Whenever commercial breaks on TV become dominated by ads for cold and flu medications, it is a sure sign that autumn is near. This beautiful season brings not only Indian summer, chestnuts and colorful leaves, but also an increased number of illnesses and infections. In keeping with the principle of prevention being better than cure, it is good to observe a few rules, which will minimize the risk of becoming ill. One of them is maintaining proper hand hygiene.

The change in seasons brings about a change in the functioning of the body’s immune system. It is largely caused by the lack of sufficient sun exposure. Sun rays stimulate the production of vitamin D3, which supports the immune system by activating in the body genes responsible for fighting bacteria. Some of them act as natural antibiotics. In autumn, the vitamin D3 concentration in the body decreases, which leads to a wekened disease resistance, and an increased risk of infection. Of course, it is not exclusively the change in weather what makes us sick. To a large extent, we are responsible for this ourselves. At fault are our bad hygiene habits, and, most of all, inadequate hand hygiene. The World Health Organization (WHO) has stated in one of its reports that almost 70 percent of the digestive tract infections are caused by germs residing on our hands. The hands are a veritable “means of public transportation” for bacteria and viruses. Through the hands there can spread, among other, diarrhea-causing rotaviruses and noroviruses, Staphylococcus aureus bacteria, causing skin infections and food poisonings, Salmonella and E. coli bacteria, tapeworm and pinworm eggs. The hands may also carry microorganisms responsible for upper respiratory tract infections.

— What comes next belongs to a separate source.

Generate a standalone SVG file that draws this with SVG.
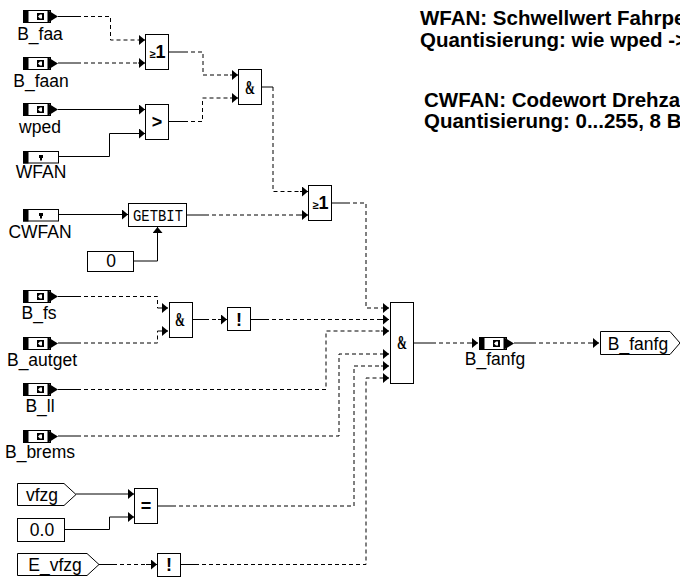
<svg xmlns="http://www.w3.org/2000/svg" width="680" height="577" viewBox="0 0 680 577">
<defs>
<marker id="a" markerUnits="userSpaceOnUse" markerWidth="7" markerHeight="10" refX="6" refY="5" orient="auto"><path d="M0 0L6 5L0 10z" fill="#000"/></marker>
<g id="inb"><rect x="0.5" y="0.5" width="27" height="12" fill="#fff" stroke="#000"/><rect x="0" y="0" width="5.500" height="13" fill="#000"/><path d="M24.500 0L35 6.500L24.500 13z" fill="#000"/><rect x="14" y="3" width="7" height="7" fill="#000"/><path d="M19 4.500V8.500H17L15 6.500L17 4.500z" fill="#fff"/></g>
<g id="inp"><rect x="23.500" y="0.500" width="35" height="11.500" fill="#fff" stroke="#000"/><rect x="23" y="0" width="5.500" height="12.500" fill="#000"/><path d="M39 4h4v3h-1v2.500h-2v-2.500h-1z" fill="#000"/></g>
</defs>
<style>
text{font-family:"Liberation Sans",Arial,sans-serif;fill:#000}
.l{font-size:17.500px;text-anchor:middle}
.n{font-size:20.500px;font-weight:700}
.g{font-size:18px;font-weight:700;text-anchor:middle}
.s{font-family:"Liberation Serif",serif}
.b{fill:#fff;stroke:#000;stroke-width:1}
.c{fill:none;stroke:#000;stroke-width:1}
.d{stroke-dasharray:4 3}
</style>
<g id="connectors">
<path class="c" d="M58 16.500H77"/><path class="c d" d="M77 16.500H110.500V40H138"/><path class="c" d="M138 40H145" marker-end="url(#a)"/>
<path class="c" d="M58 63H77"/><path class="c d" d="M77 63H138"/><path class="c" d="M138 63H145" marker-end="url(#a)"/>
<path class="c" d="M58 109.500H145" marker-end="url(#a)"/>
<path class="c" d="M58 156.500H109.500V133.500H145" marker-end="url(#a)"/>
<path class="c" d="M169 52H184"/><path class="c d" d="M184 52H203V75H230"/><path class="c" d="M230 75H238" marker-end="url(#a)"/>
<path class="c" d="M169 121.500H184"/><path class="c d" d="M184 121.500H202.500V98H230"/><path class="c" d="M230 98H238" marker-end="url(#a)"/>
<path class="c" d="M262 87H273"/><path class="c d" d="M273 87V191.500H300"/><path class="c" d="M300 191.500H308" marker-end="url(#a)"/>
<path class="c" d="M58 214.500H128" marker-end="url(#a)"/>
<path class="c" d="M187 215H205"/><path class="c d" d="M205 215H296"/><path class="c" d="M296 215H308" marker-end="url(#a)"/>
<path class="c" d="M134 261H157.500V227" marker-end="url(#a)"/>
<path class="c" d="M332 203H346"/><path class="c d" d="M346 203H366V308H381"/><path class="c" d="M381 308H389" marker-end="url(#a)"/>
<path class="c" d="M58 296.500H77"/><path class="c d" d="M77 296.500H157.500V308"/><path class="c" d="M157.500 308H168" marker-end="url(#a)"/>
<path class="c" d="M58 343H77"/><path class="c d" d="M77 343H157.500V331"/><path class="c" d="M157.500 331H168" marker-end="url(#a)"/>
<path class="c" d="M192 319.500H205"/><path class="c d" d="M205 319.500H218"/><path class="c" d="M218 319.500H227" marker-end="url(#a)"/>
<path class="c" d="M250 319.500H265"/><path class="c d" d="M265 319.500H381"/><path class="c" d="M381 319.500H389" marker-end="url(#a)"/>
<path class="c" d="M58 389.500H77"/><path class="c d" d="M77 389.500H326V331H381"/><path class="c" d="M381 331H389" marker-end="url(#a)"/>
<path class="c" d="M58 436H77"/><path class="c d" d="M77 436H339V354H381"/><path class="c" d="M381 354H389" marker-end="url(#a)"/>
<path class="c" d="M157 506H172"/><path class="c d" d="M172 506H354V366H381"/><path class="c" d="M381 366H389" marker-end="url(#a)"/>
<path class="c" d="M180 564.500H195"/><path class="c d" d="M195 564.500H366V378H381"/><path class="c" d="M381 378H389" marker-end="url(#a)"/>
<path class="c" d="M76 494H134" marker-end="url(#a)"/>
<path class="c" d="M64 529.500H109.500V517H134" marker-end="url(#a)"/>
<path class="c" d="M99 564.500H113"/><path class="c d" d="M113 564.500H146"/><path class="c" d="M146 564.500H157" marker-end="url(#a)"/>
<path class="c" d="M413 343H432"/><path class="c d" d="M432 343H470"/><path class="c" d="M470 343H478" marker-end="url(#a)"/>
<path class="c" d="M514 343H532"/><path class="c d" d="M532 343H591"/><path class="c" d="M591 343H599" marker-end="url(#a)"/>
</g>
<g id="B_faa"><use href="#inb" x="23" y="10"/><text class="l" x="40" y="40">B_faa</text></g>
<g id="B_faan"><use href="#inb" x="23" y="57"/><text class="l" x="41" y="87">B_faan</text></g>
<g id="wped"><use href="#inb" x="23" y="103"/><text class="l" x="40" y="133">wped</text></g>
<g id="WFAN"><use href="#inp" y="151"/><text class="l" x="41" y="178">WFAN</text></g>
<g id="CWFAN"><use href="#inp" y="209"/><text class="l" x="40" y="238">CWFAN</text></g>
<g id="B_fs"><use href="#inb" x="23" y="290"/><text class="l" x="39" y="319">B_fs</text></g>
<g id="B_autget"><use href="#inb" x="23" y="337"/><text class="l" x="42" y="366">B_autget</text></g>
<g id="B_ll"><use href="#inb" x="23" y="383"/><text class="l" x="40" y="412">B_ll</text></g>
<g id="B_brems"><use href="#inb" x="23" y="430"/><text class="l" x="40" y="458">B_brems</text></g>
<g id="or1"><rect class="b" x="145.500" y="34.500" width="23" height="35"/><text class="g" x="157.500" y="58"><tspan font-size="11">≥</tspan>1</text></g>
<g id="gt"><rect class="b" x="145.500" y="104.500" width="23" height="35"/><text class="g" x="157" y="128">&gt;</text></g>
<g id="and1"><rect class="b" x="238.500" y="69.500" width="23" height="35"/><text class="g s" x="250" y="94" textLength="10" lengthAdjust="spacingAndGlyphs">&amp;</text></g>
<g id="or2"><rect class="b" x="308.500" y="185.500" width="23" height="35"/><text class="g" x="320.500" y="209"><tspan font-size="11">≥</tspan>1</text></g>
<g id="GETBIT"><rect class="b" x="128.500" y="203.500" width="58" height="23"/><text x="133" y="221" font-size="17" textLength="50" lengthAdjust="spacingAndGlyphs" style="font-family:'Liberation Mono',monospace">GETBIT</text></g>
<g id="zero"><rect class="b" x="87.500" y="251.500" width="46" height="20"/><text class="l" x="111" y="267">0</text></g>
<g id="and2"><rect class="b" x="169.500" y="302.500" width="23" height="35"/><text class="g s" x="180" y="326" textLength="10" lengthAdjust="spacingAndGlyphs">&amp;</text></g>
<g id="not1"><rect class="b" x="227.500" y="307.500" width="23" height="23"/><text class="g" x="239" y="326">!</text></g>
<g id="and3"><rect class="b" x="390.500" y="302.500" width="23" height="81"/><text class="g s" x="402" y="349" textLength="10" lengthAdjust="spacingAndGlyphs">&amp;</text></g>
<g id="B_fanfg_in"><use href="#inb" x="479" y="337"/><text class="l" x="495" y="365">B_fanfg</text></g>
<g id="B_fanfg_out"><path class="b" d="M600.500 331.500H670L680 343L670 354.500H600.500z"/><text class="l" x="638" y="350">B_fanfg</text></g>
<g id="vfzg"><path class="b" d="M17.500 483.500H64L76 494.500L64 505.500H17.500z"/><text class="l" x="42" y="501">vfzg</text></g>
<g id="v00"><rect class="b" x="17.500" y="518.500" width="47" height="23"/><text class="l" x="42" y="535.500">0.0</text></g>
<g id="E_vfzg"><path class="b" d="M17.500 553.500H87L99 564.500L87 575.500H17.500z"/><text class="l" x="55" y="571">E_vfzg</text></g>
<g id="eq"><rect class="b" x="134.500" y="488.500" width="23" height="35"/><text class="g" x="146" y="512">=</text></g>
<g id="not2"><rect class="b" x="157.500" y="553.500" width="23" height="23"/><text class="g" x="169" y="571">!</text></g>
<g id="notes"><text class="n" x="420" y="25">WFAN: Schwellwert Fahrpe</text><text class="n" x="420" y="46.500">Quantisierung: wie wped -&gt;</text><text class="n" x="424" y="106.500">CWFAN: Codewort Drehza</text><text class="n" x="424" y="127.500">Quantisierung: 0...255, 8 B</text></g>
</svg>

On average, we wash our hands only a few times per day. This is definitely not often enough, considering that the situations in which our hands come in contact with bacteria are innumerable. It turns out that our homes are veritable breeding grounds for bacteria. Research has shown that the places, where the highest numbers of dangerous bacteria reside, are not toilet bowls and toilet seats, but kitchen countertops, dish-washing sponges and TV remote controls. Fecal bacteria, among other, have been discovered on those items. Disease-causing microbes live also on door handles, light switches, elevator buttons, cabinet and refrigerator handles, and on phones. Large bacteria concentrations have been found also on public transport, in offices, shopping centers, hospitals, playgrounds, on ATMs, coins and banknotes.

Dangerous bacteria lurk everywhere, just waiting to get us. Fortunately, we can effectively defend ourselves. First of all, it is important to regularly wash our hands with soap and water, and if this is not possible, to use hand gels. Routine use of such substances greatly lowers the risk of becoming infected and ill. The simplest way of limiting the risk of dangerous infections is frequent handwashing, not only when the hands are dirty, but also in each situation, when they are exposed to contact with germs. Proper hand hygiene is of great significance to our health. What to do, however, if washing your hands under running water is not possible, e.g. when in a car, on a tram, on a children’s playground, or when taking a walk? The best way to keep your hands clean in all such situations is to use a hand-clensing gel, which does not require any use of water.